Two heads (or organizations) are better than one. That’s the lesson to be learned from an innovation method variously referred to as “collaborative innovation” or “open innovation.” Consider the following examples from the lodging industry:
Courtyard by Marriott executives worked with Microsoft and Four Winds Interactive to develop the GoBoard™, a 57-inch interactive LCD touch screen that provides guests with information on the local area, airport, weather, and maps as well as business and sports headline news. The GoBoard is located in more than one-hundred Courtyard by Marriott properties.
Since 2004, Hilton Hotels and Resorts has been involved in the Innovation Challenge MBA Competition. Every year the company poses questions to business students located around the globe. In 2006, Hilton asked a group of MBA students at McGill University in Canada, “What kinds of partnerships does our hotel chain need to cultivate in order to grow the business?” The winning solution is reported to have “bowled over” Hilton’s panel of judges—so much so that it remains confidential.
Marriott Hotels & Resorts is collaborating with the office furniture manufacturer Steelcase and the design and innovation consultancy IDEO to design, create and test innovative concepts and solutions for the future of work and meetings in hotels.
As reported in last month’s post, Hilton maintains a separate wing at the Hilton Garden Inn LAX where the company invites hotel guests to stay in, and provide feedback on, its next-generation guestrooms.
The thing to note about the foregoing examples is that each company innovated by opening itself and collaborating with outsiders, which is why this innovation method is termed “open innovation” or “collaborative innovation.” Why open up and innovate with others? The answer has to do with collective intelligence–simply put, two (or more) people are, collectively, more intelligent than one. Or, to put it another way, nobody is as smart as everybody.
To understand why this is so, imagine a group of people piecing together a jigsaw puzzle. Each person possesses a piece of the puzzle and each is able to see a connection between the pieces that the others are do not. As a result, the only way to complete the puzzle is for all of the people to contribute their piece and their insight about how to fit the pieces together.
Assembling an innovative idea is a lot like piecing together a jigsaw puzzle in the sense that it requires a group of people, each of whom possesses a different piece of knowledge or a unique insight into how the pieces are connected, or both. Collectively, the group has the intelligence to assemble the innovative idea, but apart they are unable to do so. That’s why a group of people is often able to arrive at an idea that none of the group members previously possessed or could have come to on their own. Quite literally, the group thinks of an idea that none—or even some—of its members could possibly have thought of alone.
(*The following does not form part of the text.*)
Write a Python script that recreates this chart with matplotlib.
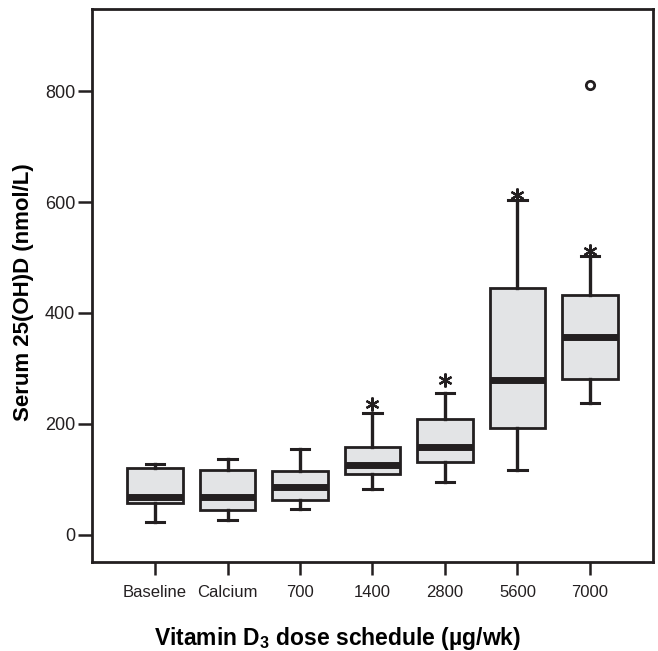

Inter-personal collaborations of the sort Hilton engaged in when it solicited ideas from the MBA students have great potential for generating ideas for innovative products, services and processes. Even more potential exists when you scale up to inter-organizational collaborations like the Marriott-Steelcase-IDEO collaboration because the collaborators are able to contribute unique skills and resources in addition to their specialized pieces of knowledge.
Whether inter-personal or inter-organizational, there’s more to collaboration than simply throwing some people in a room and waiting for the magic to happen. For inter-personal collaborations to be successful it’s necessary to attend to the things that promote the process of thinking together—things like using a facilitator to encourage positive meeting behaviors, employing innovation methods to stimulate people’s thinking, and supporting the group with collaboration platforms.
For inter-organizational collaborations to work, it’s necessary to attend to both inter-personal issues and the many matters that arise when you work across organizational boundaries. How will people communicate and coordinate with one another? How will the collaboration be governed? What about confidentiality and intellectual property rights? How will the companies mesh markedly different cultures?
Collaborative innovation isn’t always easy. But the benefits out-weigh the difficulty. Whether yours is a large organization looking to collaborate with complementary organizations or you are an individual seeking to innovate with others, it’s worth the effort to learn how to do it.